Quanto à Jeep, utilitários-esportivos são o que a brasileiro quer, e a marca é referência no segmento desde que chegou ao Brasil. Com a queda do consumo de hatches compactos, os SUVs ganharam participação e a Jeep, destaque.

Reação lenta e saída da Ford

Uma linha com bons SUVs e picapes se mostrou fator importante para a Stellantis dominar o mercado brasileiro. E a demora na reação da concorrência só contribui para o grupo automotivo.

A Toro, lançada em 2016, até hoje não tem concorrente à altura.
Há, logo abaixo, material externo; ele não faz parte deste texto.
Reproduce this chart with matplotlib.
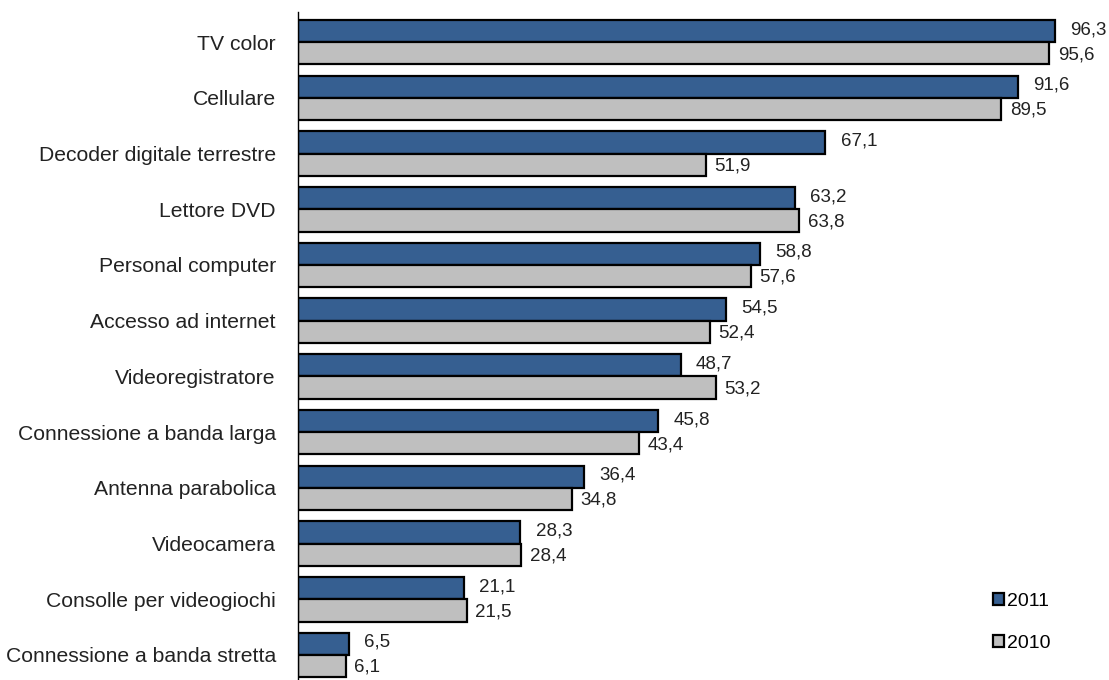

Sua desafiante, a Montana, que crescerá e ganhará tração 4x4, chegará em 2023. O Compass reinou sozinho por anos e, em 2021, ganhou companhias importantes: Toyota Corolla Cross e Volkswagen Taos.

Eles até afetaram a participação do Compass - especialmente o modelo da Toyota. No entanto, não causaram redução significativa no volume de vendas do Jeep.

Também contribuiu para a escalada da Stellantis a saída da Ford da condição de fabricante, no início de 2021. A participação dessa marca de grande volume acabou sendo distribuída entre concorrentes com produtos semelhantes.

Matematicamente, foi um fator importante para a Stellantis se aproximar dos 35% de participação no mercado.

Fiat em alta

Olhando apenas para os números da Fiat, a participação da marca já representa uma grande vantagem ante as principais concorrentes. Em 2022, tem 21% do mercado, ante os 13% da Chevrolet e os pouco mais de 10% da Volkswagen e da Hyundai, que também se tornou bastante representativa.

Produzido pela montadora sul-coreana, o HB20 é o carro de passeio mais vendido do Brasil e, no ranking geral, está atrás apenas da Strada. Além disso, o Creta briga com T-Cross, Tracker e Renegade pela liderança da categoria de SUVs compactos.

Porém, em 2019 o cenário era bem diferente para a Fiat. Antes da pandemia, a marca italiana estava atrás de Chevrolet, primeira colocada, e Volkswagen, segunda. Tinha 13,77% do mercado, ante os 17,89% da líder e os 15,59% da vice.

O cenário de 2019 mostra o quão rápida foi a escalada da Fiat no mercado brasileiro, fator fundamental para o domínio da Stellantis.

Volkswagen e a história

De acordo com dados do Museu da Imprensa Automotiva (MIAU), a Volkswagen chegou a ter cerca de 70% do mercado brasileiro, quando existia só ela, Ford e Chevrolet. A Fiat estreou por aqui em 1976, mas demorou a conquistar o consumidor.

A chegada do Uno, em meados dos anos 80, mudou a história da Fiat, que passou a incomodar mais a Volkswagen. A marca alemã conseguiu manter a liderança, mas sua vantagem ia sendo descontada pelas concorrentes.

De acordo com dados do MIAU, em meados de 1994, data do lançamento do Gol G2, a VW tinha 36,8% do mercado, ante os 26,9% da Fiat, 20,9% da Chevrolet e 12,1% da Ford. Depois da chegada das novas montadoras, a alemã foi perdendo participação e, por fim, a liderança.